* BEGIN SOURCE EXCERPT *

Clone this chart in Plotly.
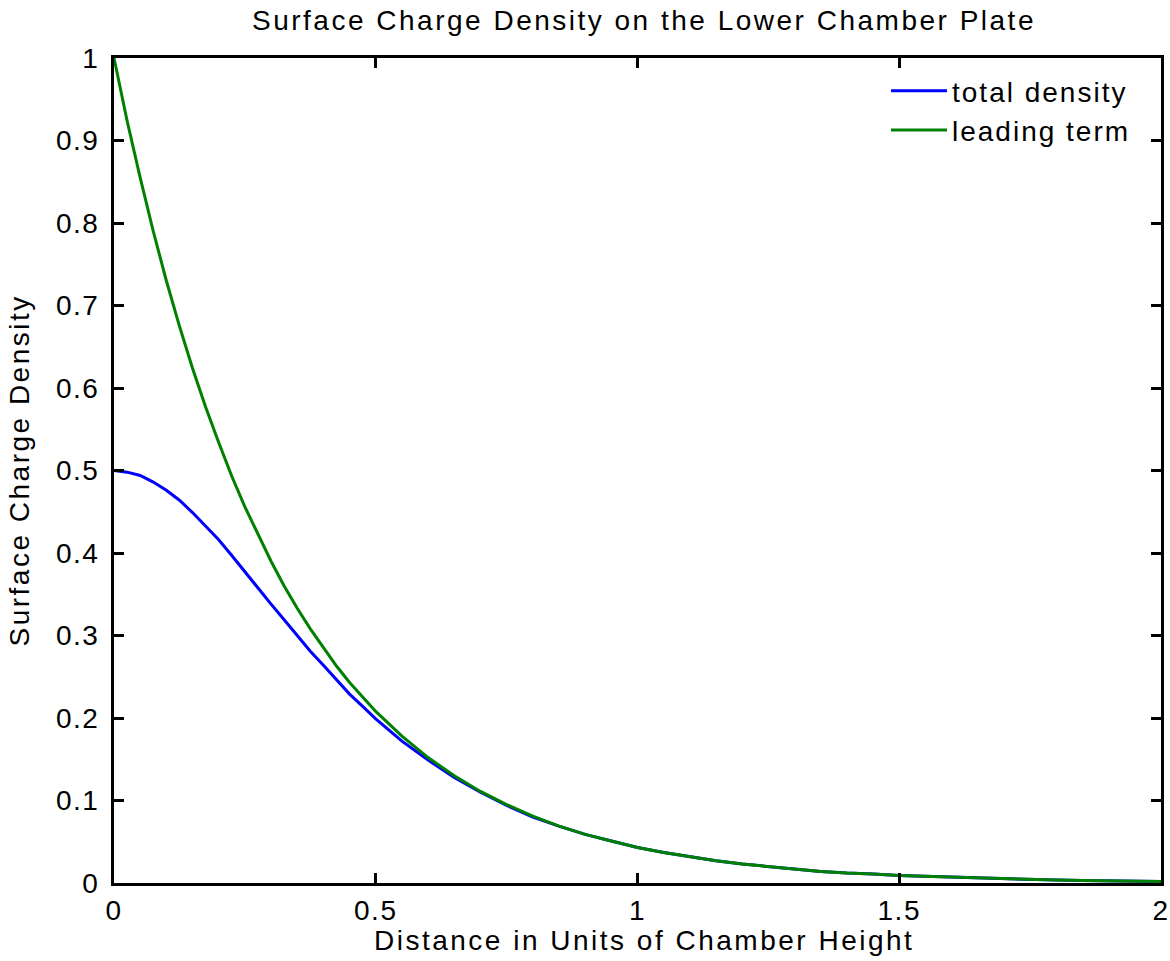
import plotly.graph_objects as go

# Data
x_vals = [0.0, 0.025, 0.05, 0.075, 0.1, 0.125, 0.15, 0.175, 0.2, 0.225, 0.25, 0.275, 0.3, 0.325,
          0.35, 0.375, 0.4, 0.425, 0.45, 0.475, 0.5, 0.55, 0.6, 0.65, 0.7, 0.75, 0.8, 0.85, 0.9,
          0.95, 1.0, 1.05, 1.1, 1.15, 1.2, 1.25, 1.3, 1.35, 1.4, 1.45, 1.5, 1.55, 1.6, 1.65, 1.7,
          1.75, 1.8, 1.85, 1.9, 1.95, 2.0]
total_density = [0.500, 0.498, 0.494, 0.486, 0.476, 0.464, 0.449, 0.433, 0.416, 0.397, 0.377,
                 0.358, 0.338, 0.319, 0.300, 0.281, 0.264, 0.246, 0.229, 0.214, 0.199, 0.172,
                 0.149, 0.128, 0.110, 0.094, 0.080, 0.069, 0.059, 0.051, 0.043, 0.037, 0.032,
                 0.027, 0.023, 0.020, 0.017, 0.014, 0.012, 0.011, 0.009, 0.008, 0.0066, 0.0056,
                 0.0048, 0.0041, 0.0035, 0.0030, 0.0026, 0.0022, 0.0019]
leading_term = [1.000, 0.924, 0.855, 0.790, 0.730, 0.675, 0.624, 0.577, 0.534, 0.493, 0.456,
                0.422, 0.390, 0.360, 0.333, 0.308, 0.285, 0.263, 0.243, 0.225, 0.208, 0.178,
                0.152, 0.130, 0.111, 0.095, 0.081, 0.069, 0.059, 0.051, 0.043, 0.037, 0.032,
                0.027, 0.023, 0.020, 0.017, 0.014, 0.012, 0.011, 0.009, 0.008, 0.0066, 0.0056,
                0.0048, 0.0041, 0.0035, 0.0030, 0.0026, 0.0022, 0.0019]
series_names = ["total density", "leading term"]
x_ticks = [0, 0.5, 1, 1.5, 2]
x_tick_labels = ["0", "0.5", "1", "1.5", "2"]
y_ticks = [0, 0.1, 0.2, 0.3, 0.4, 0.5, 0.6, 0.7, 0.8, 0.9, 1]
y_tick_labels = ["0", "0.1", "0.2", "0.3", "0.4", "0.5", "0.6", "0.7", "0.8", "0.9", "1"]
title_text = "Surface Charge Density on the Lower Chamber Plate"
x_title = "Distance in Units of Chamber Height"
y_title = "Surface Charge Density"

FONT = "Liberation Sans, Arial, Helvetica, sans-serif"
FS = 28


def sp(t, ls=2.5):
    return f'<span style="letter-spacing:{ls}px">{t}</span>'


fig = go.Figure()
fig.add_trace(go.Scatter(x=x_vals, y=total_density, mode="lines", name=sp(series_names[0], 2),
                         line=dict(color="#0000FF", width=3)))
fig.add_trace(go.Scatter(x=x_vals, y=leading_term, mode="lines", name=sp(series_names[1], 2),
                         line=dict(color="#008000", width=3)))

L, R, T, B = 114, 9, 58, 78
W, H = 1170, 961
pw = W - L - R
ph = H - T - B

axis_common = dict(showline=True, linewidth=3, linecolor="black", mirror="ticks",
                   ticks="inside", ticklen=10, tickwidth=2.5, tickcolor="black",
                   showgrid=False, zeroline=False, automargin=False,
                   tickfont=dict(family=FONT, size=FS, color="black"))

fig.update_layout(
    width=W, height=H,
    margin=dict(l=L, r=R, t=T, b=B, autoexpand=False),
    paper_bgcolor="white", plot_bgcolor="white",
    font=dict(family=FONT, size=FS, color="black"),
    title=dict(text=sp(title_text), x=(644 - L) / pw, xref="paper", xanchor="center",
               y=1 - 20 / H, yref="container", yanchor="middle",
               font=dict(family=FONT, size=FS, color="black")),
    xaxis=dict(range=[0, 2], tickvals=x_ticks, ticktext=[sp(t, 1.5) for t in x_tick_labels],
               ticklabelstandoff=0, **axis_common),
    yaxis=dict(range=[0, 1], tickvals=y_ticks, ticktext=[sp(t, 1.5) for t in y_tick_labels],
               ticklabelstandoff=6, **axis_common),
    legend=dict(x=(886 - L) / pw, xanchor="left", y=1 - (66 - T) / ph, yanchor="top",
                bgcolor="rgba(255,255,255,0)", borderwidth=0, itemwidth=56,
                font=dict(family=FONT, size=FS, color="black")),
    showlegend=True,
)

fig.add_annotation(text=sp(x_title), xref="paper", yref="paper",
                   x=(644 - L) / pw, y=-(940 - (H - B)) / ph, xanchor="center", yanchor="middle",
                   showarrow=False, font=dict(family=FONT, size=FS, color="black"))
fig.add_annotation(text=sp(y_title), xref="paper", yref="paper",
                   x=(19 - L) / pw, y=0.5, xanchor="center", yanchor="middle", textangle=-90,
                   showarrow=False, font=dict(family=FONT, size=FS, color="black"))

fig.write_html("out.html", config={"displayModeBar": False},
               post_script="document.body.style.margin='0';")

* END SOURCE EXCERPT *

WHAT TO WORK ON: Set down again, exactly, the lines of the material above from its first line to the one with "import plotly.graph_objects as go", inclusive. Leave the pictures out.

THE ANSWER:
Clone this chart in Plotly.
import plotly.graph_objects as go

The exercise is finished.